> Folk Music > Songs > The Maiden Hind

The Maiden Hind (Jomfru i hindeham)

[DgF 58, trad. Danish]

Jomfru i hindeham is a traditional Danish ballad. It can be found in in Povl Abrahamsen and Erik Dal’s The Heart Book: The Tradition of the Danish Ballad (1965) and translated as The Maiden Hind in Axel Olrik’s A Book of Danish Ballads (1939).

Gordon Bok sang The Maiden Hind on his 2009 album Other Eyes. He noted:

This song speaks from a time when we were much more closely connected to the other animals, who have been—and still are—our best teachers of the ways to live in this world.
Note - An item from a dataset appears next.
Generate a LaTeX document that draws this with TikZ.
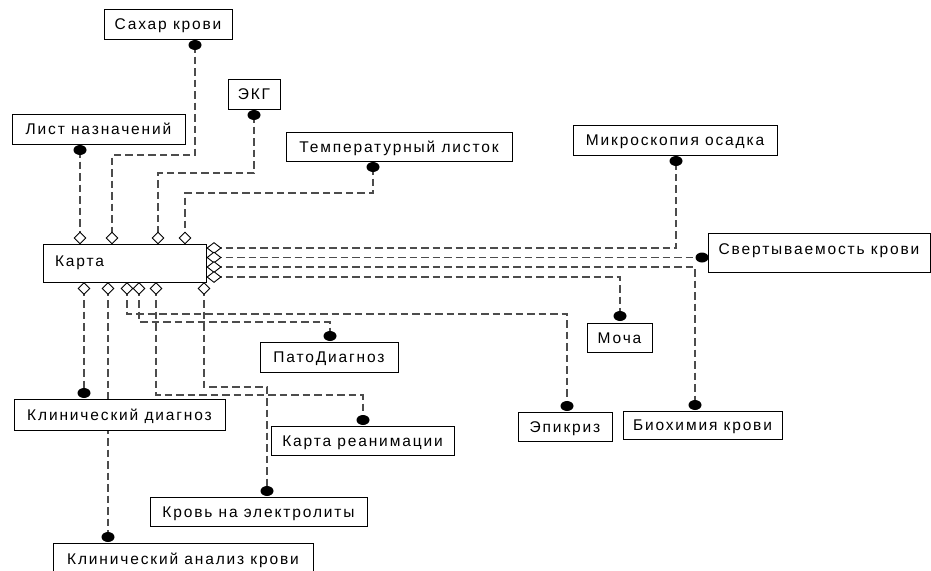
\documentclass[tikz,border=0pt]{standalone}
\usepackage{fontspec}
\setmainfont{Liberation Sans}[LetterSpace=12]
\usetikzlibrary{shapes.geometric,backgrounds}
\begin{document}
\begin{tikzpicture}[x=1pt,y=-1pt,
  box/.style={draw=black, line width=0.9pt, fill=white, inner sep=0pt, text height=11pt, text depth=0pt, font=\fontsize{15.5}{18}\selectfont},
  dot/.style={ellipse, fill=black, minimum width=13pt, minimum height=10pt, inner sep=0pt},
  dmd/.style={diamond, draw=black, fill=white, line width=0.9pt, inner sep=0pt, minimum width=12pt, minimum height=12pt},
  rdmd/.style={dmd, minimum width=14pt, minimum height=11pt},
  link/.style={draw=black!70, line width=1.1pt, dash pattern=on 7.5pt off 4pt}]
\useasboundingbox (0,0) rectangle (931,570);

% boxes
\node[box, minimum width=128pt, minimum height=30pt] (sahar) at (168,24) {Сахар крови};
\node[box, minimum width=52pt, minimum height=30pt] (ekg) at (254,94) {ЭКГ};
\node[box, minimum width=173pt, minimum height=30pt] (list) at (98.5,129) {Лист назначений};
\node[box, minimum width=226pt, minimum height=29pt] (temp) at (399,146.5) {Температурный листок};
\node[box, minimum width=204pt, minimum height=30pt] (micro) at (675,140) {Микроскопия осадка};
\node[box, minimum width=163pt, minimum height=38pt, inner xsep=12pt, text width=139pt, align=left, text height=7pt] (karta) at (124.5,263) {Карта};
\node[box, minimum width=222pt, minimum height=39pt, text height=4pt] (svert) at (819,252.5) {Свертываемость крови};
\node[box, minimum width=65pt, minimum height=29pt] (mocha) at (619.5,337.5) {Моча};
\node[box, minimum width=138pt, minimum height=30pt] (pato) at (329,357) {ПатоДиагноз};
\node[box, minimum width=211pt, minimum height=31pt] (klin) at (119.5,414.5) {Клинический диагноз};
\node[box, minimum width=183pt, minimum height=29pt] (rean) at (362.5,440.5) {Карта реанимации};
\node[box, minimum width=94pt, minimum height=29pt] (epik) at (565,426.5) {Эпикриз};
\node[box, minimum width=159pt, minimum height=28pt] (bio) at (702.5,425) {Биохимия крови};
\node[box, minimum width=217pt, minimum height=29pt] (krov) at (258.5,511.5) {Кровь на электролиты};
\node[box, minimum width=260pt, minimum height=32pt] (kak) at (183,559) {Клинический анализ крови};

% dots
\node[dot] (dsahar) at (195,45) {};
\node[dot] (dekg) at (254,115) {};
\node[dot] (dlist) at (80,150) {};
\node[dot] (dtemp) at (373,167) {};
\node[dot] (dmicro) at (676,161) {};
\node[dot] (dsvert) at (702,257.5) {};
\node[dot] (dmocha) at (620,316) {};
\node[dot] (dbio) at (695,405) {};
\node[dot] (depik) at (567,406) {};
\node[dot] (dpato) at (330,336) {};
\node[dot] (drean) at (363,420) {};
\node[dot] (dkrov) at (267,491) {};
\node[dot] (dklin) at (84,393) {};
\node[dot] (dkak) at (108,537) {};

% diamonds
\node[dmd] (t1) at (80,238) {};
\node[dmd] (t2) at (112,238) {};
\node[dmd] (t3) at (158,238) {};
\node[dmd] (t4) at (185,238) {};
\node[dmd] (b1) at (84,288.5) {};
\node[dmd] (b2) at (108,288.5) {};
\node[dmd] (b3) at (127,288.5) {};
\node[dmd] (b4) at (139,288.5) {};
\node[dmd] (b5) at (156,288.5) {};
\node[dmd] (b6) at (204,288.5) {};
\node[rdmd] (r1) at (214,248) {};
\node[rdmd] (r2) at (214,257.5) {};
\node[rdmd] (r3) at (214,267) {};
\node[rdmd] (r4) at (214,277) {};

% bend points
\coordinate (cs) at (112,155);
\coordinate (ce) at (158,173);
\coordinate (ct) at (185,193);
\coordinate (cep) at (567,314);
\coordinate (cpa) at (330,322);
\coordinate (cre) at (363,395);
\coordinate (ckr) at (267,387);

\begin{scope}[on background layer]
\draw[link] (dlist.center) -- (t1.center);
\draw[link] (dsahar.center) |- (cs) -- (t2.center);
\draw[link] (dekg.center) |- (ce) -- (t3.center);
\draw[link] (dtemp.center) |- (ct) -- (t4.center);
\draw[link] (r1.center) -| (dmicro.center);
\draw[link] (r2.center) -- (dsvert.center);
\draw[link] (r3.center) -| (dbio.center);
\draw[link] (r4.center) -| (dmocha.center);
\draw[link] (b1.center) -- (dklin.center);
\draw[link] (b2.center) -- (dkak.center);
\draw[link] (b3.center) |- (cep) -- (depik.center);
\draw[link] (b4.center) |- (cpa) -- (dpato.center);
\draw[link] (b5.center) |- (cre) -- (drean.center);
\draw[link] (b6.center) |- (ckr) -- (dkrov.center);
\end{scope}
\end{tikzpicture}
\end{document}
Emily Portman learned The Maiden Hind from Chris Coe and sang it with The Furrow Collective in 2016 on their second album, Wild Hog. They commented in their liner notes:

Chris Coe taught Emily the Danish ballad of The Maiden Hind and it was Chris, along with Pete Coe, who composed the melody. The Danish original is entitled Jomfru i hindeham and it was translated into English by Eleanor Mary Smith Dampier in A Book of Danish Ballads (1939). F.J. Child draws a connection between the Danish song and the ballad of Leesome Brand (Child 15). Emily adapted the rhythm into 5/4 time, for which she is particularly partial! The moral could be interpreted as “listen to your mother”.
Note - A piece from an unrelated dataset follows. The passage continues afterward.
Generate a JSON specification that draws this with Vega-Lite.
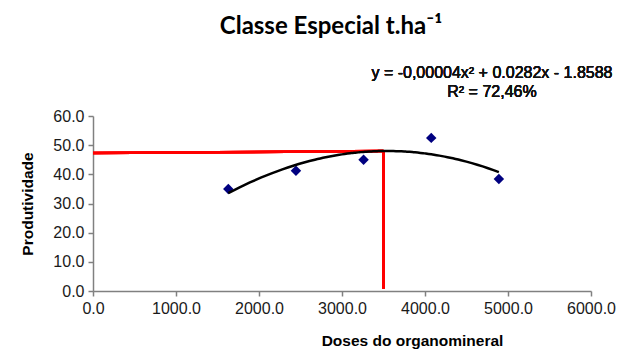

This video shows The Furrow Collective at The Borderline, London, on 3 March 2015:

Lyrics

Gordon Bok sings The Maiden Hind

The mother to her son did say,
    In the greenwood
“The little hind thou shalt not slay!”
    That bears the band of gold

“You may slay the hart and shoot the doe
But the little hind thou must let go.”

Sir Peter rode in greenwood bound
And the little hind played before his hound.

The little hind sported his feet before
And he thought on his mother’s words no more.

He spanned his crossbow with hand and knee
And he shot the hind beside a tree.

His gloves from off his hands he drew
To flay the hind without ado.

Her neck he flayed and shining there
Was his sister’s golden hair.

He has found in her bosom cold
His little sister’s rings of gold.

In her side with sore affright
He has found her hands so white.

His hunting-knife to the ground he threw
“Now has my mother’s tale come true!”

Cold on the river falleth the rime,
There’s luck for the lad who can take it in time.

Far the crane flieth up in the sky,
Lucky the lad who from trouble can fly!

The Furrow Collective sing The Maiden Hind

The mother to her son did say,
“The little hind you must not slay!”

“Hunt the deer and shoot the doe
But the little hind you must let go!”

Peter hunted the woods all around
But the little hind played before his hound.

And when it played all at his feet,
His mothers words he did forget.

He took his bow by hand and knee
And shot the hind beneath the tree.

His took his gloves from off his hands
To flay the hind where he did stand.

Her neck he flayed and there he found
His sister’s golden hair.

He saw within her breast so cold
His sister’s rings, red beaten gold.

In her side strange to his side
His sister’s hands, lily-white.

His knife upon the ground he threw,
“So has my mother’s tale come true!”

Cold on the river falls the rime,
There’s luck for the man who takes his time.

High the crane flies in the sky,
Lucky the man who from trouble can fly!